Larian director of publishing Michael Douse, never one to be shy about speaking his mind, has spoken his mind about Ubisoft’s decision to disband the Prince of Persia: The Lost Crown development team, saying it’s the result of a “broken strategy” that prioritizes subscriptions over sales.
Prince of Persia: The Lost Crown is quite good. PC Gamer’s Mollie Taylor felt it was dragged down by a very slow start, calling it “a slow burn to a fault” in an overall positive review, and it holds an enviable 86 aggregate score on Metacritic. Despite that, Ubisoft recently confirmed that the development team has been scattered to the four winds to work on “other projects that will benefit from their expertise.”
This, Douse feels, is at least partially the outcome of Ubisoft’s focus on subscriptions over conventional game sales—the whole “feeling comfortable with not owning your game” thing espoused by Ubisoft director of subscriptions Philippe Tremblay earlier this year—and the decision to stop releasing games on Steam, which is far and away the biggest digital storefront for PC gaming.
Gamers be like “We don’t mind not owning our games as long as we don’t own them through the monopoly that we like, ok?”
If you’re talking about Steam, while it provides its own DRM system, games can be published on there without any DRM whatsoever, so you can do whatever you want with the downloaded files and then play the game without Steam.
And baldur’s gate 3 is one such game, it only runs the steam service (which includes a check that you actually can play the game either through ownership or family sharing) when steam is actually running so you can join multiplayer properly.
Oh so you can resell your used copy?
Plenty of people sell accounts with a specific game activated on it.
I guess you could sell a literal copy, yeah. But ironically, the lack of DRM binding that copy to an account by a user makes a “proof of original ownership” harder, if that’s what you want.
That’s not how it works with digital goods, but that’s a limitation of digital goods really.
It is really both, the law tries way too hard to pretend digital data is goods that can be thought of in individual instances like physical goods can. That is how misconceptions like “owning” or “reselling” are put into people’s heads in the first place.
Valve has a good track record, and you’ve never owned a game in your life. They’ve always been a license, with few exceptions. Even physical media.

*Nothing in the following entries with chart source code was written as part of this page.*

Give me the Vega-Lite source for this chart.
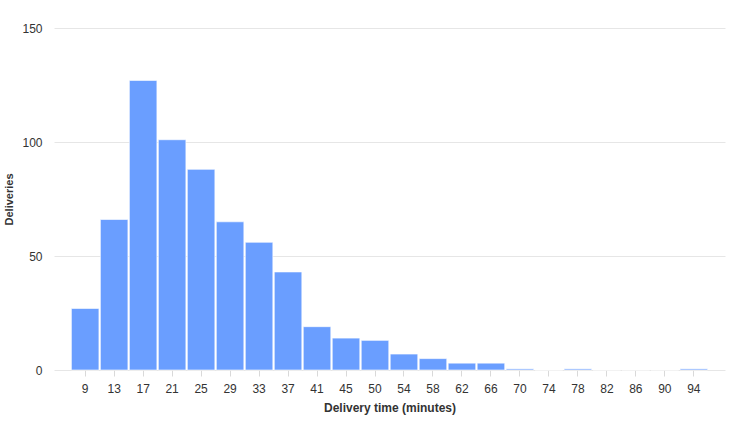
{
  "$schema": "https://vega.github.io/schema/vega-lite/v6.json",
  "autosize": "none",
  "width": 671,
  "height": 342,
  "padding": {"left": 54, "top": 28, "right": 11, "bottom": 65},
  "background": "white",
  "config": {
    "font": "Liberation Sans",
    "view": {"stroke": null}
  },
  "data": {
    "values": [
      {"bin": "9", "count": 27},
      {"bin": "13", "count": 66},
      {"bin": "17", "count": 127},
      {"bin": "21", "count": 101},
      {"bin": "25", "count": 88},
      {"bin": "29", "count": 65},
      {"bin": "33", "count": 56},
      {"bin": "37", "count": 43},
      {"bin": "41", "count": 19},
      {"bin": "45", "count": 14},
      {"bin": "50", "count": 13},
      {"bin": "54", "count": 7},
      {"bin": "58", "count": 5},
      {"bin": "62", "count": 3},
      {"bin": "66", "count": 3},
      {"bin": "70", "count": 0.5},
      {"bin": "74", "count": 0},
      {"bin": "78", "count": 0.5},
      {"bin": "82", "count": 0},
      {"bin": "86", "count": 0},
      {"bin": "90", "count": 0},
      {"bin": "94", "count": 0.5}
    ]
  },
  "mark": {"type": "bar", "color": "#6a9eff", "stroke": "#ffffff", "strokeOpacity": 0.6, "strokeWidth": 1},
  "encoding": {
    "x": {
      "field": "bin",
      "type": "ordinal",
      "sort": null,
      "scale": {"paddingInner": 0.05, "paddingOuter": 0.6},
      "axis": {
        "title": "Delivery time (minutes)",
        "titleFontSize": 12,
        "titleFontWeight": "bold",
        "titleColor": "#333333",
        "titlePadding": 8,
        "labelAngle": 0,
        "labelFontSize": 12,
        "labelColor": "#333333",
        "labelPadding": 7,
        "domain": false,
        "ticks": true,
        "tickColor": "#d9d9d9",
        "tickSize": 6,
        "grid": false
      }
    },
    "y": {
      "field": "count",
      "type": "quantitative",
      "scale": {"domain": [0, 150], "nice": false},
      "axis": {
        "title": "Deliveries",
        "titleFontSize": 11,
        "titleFontWeight": "bold",
        "titleColor": "#333333",
        "titlePadding": 7,
        "values": [0, 50, 100, 150],
        "labelFontSize": 12,
        "labelColor": "#333333",
        "labelPadding": 12,
        "ticks": false,
        "domain": false,
        "grid": true,
        "gridColor": "#e6e6e6",
        "gridWidth": 1
      }
    }
  }
}
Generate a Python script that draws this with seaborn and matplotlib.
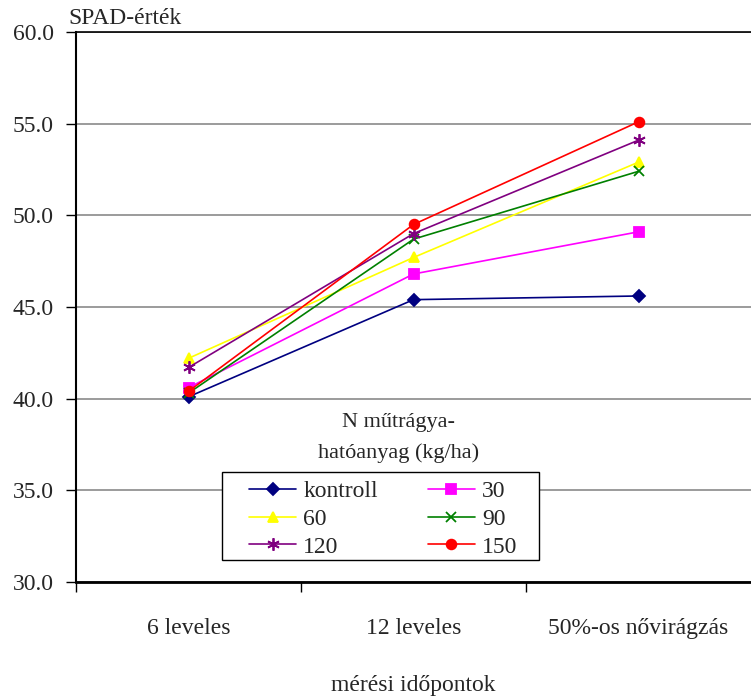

The difference being that I can resell a physical media, even at a profit if there’s enough demand for it, and to most people that’s the definition of ownership.
Defining ownership as “can I sell this” is ridiculous
If you can’t dispose of it by selling it to someone else, your don’t own it. Notice how even DRM free games are just the purchase of a license and the distributor can revoke your right to use that license? Yeah, do you don’t own DRM free games either.
Indeed but being able to dispose of something by selling it does not automatically means you owned it
Unless you’re acting as a proxy for the owner, yes it does.
If you buy something out of some guy’s trunk in a parking lot, it does not mean that guy owned it before selling it to you.
If that’s the definition of ownership we’re going with, does the fact that I can sell my steam account mean I do actually own every game on it regardless of DRM? Also, does a lack of a demand for a game degrade your ownership?
You can’t though (not by following the terms you agreed to) and Valve can ban you or remove your right to use the license you paid for whenever they want.
Mostly yes, especially if you’re a big AAA publisher, so your game won’t get buried under cheap shovelware and the latest AAA slop. Also don’t forget that Steam barely does any moderation, especially once you become a power user, so hate groups will buy your game, leave a negative review, then refund it, because a YouTuber named Prof. Chud called it anti-white and anti-male…
You don’t know the definition of monopoly then
Yes I do and yes one platform is in a monopolistic position and people keep defending them.
Let me guess, Windows also not a monopoly, because Linux exist, and it’s just a loud minority that doesn’t like their data monitored by third parties for “ad” purposes.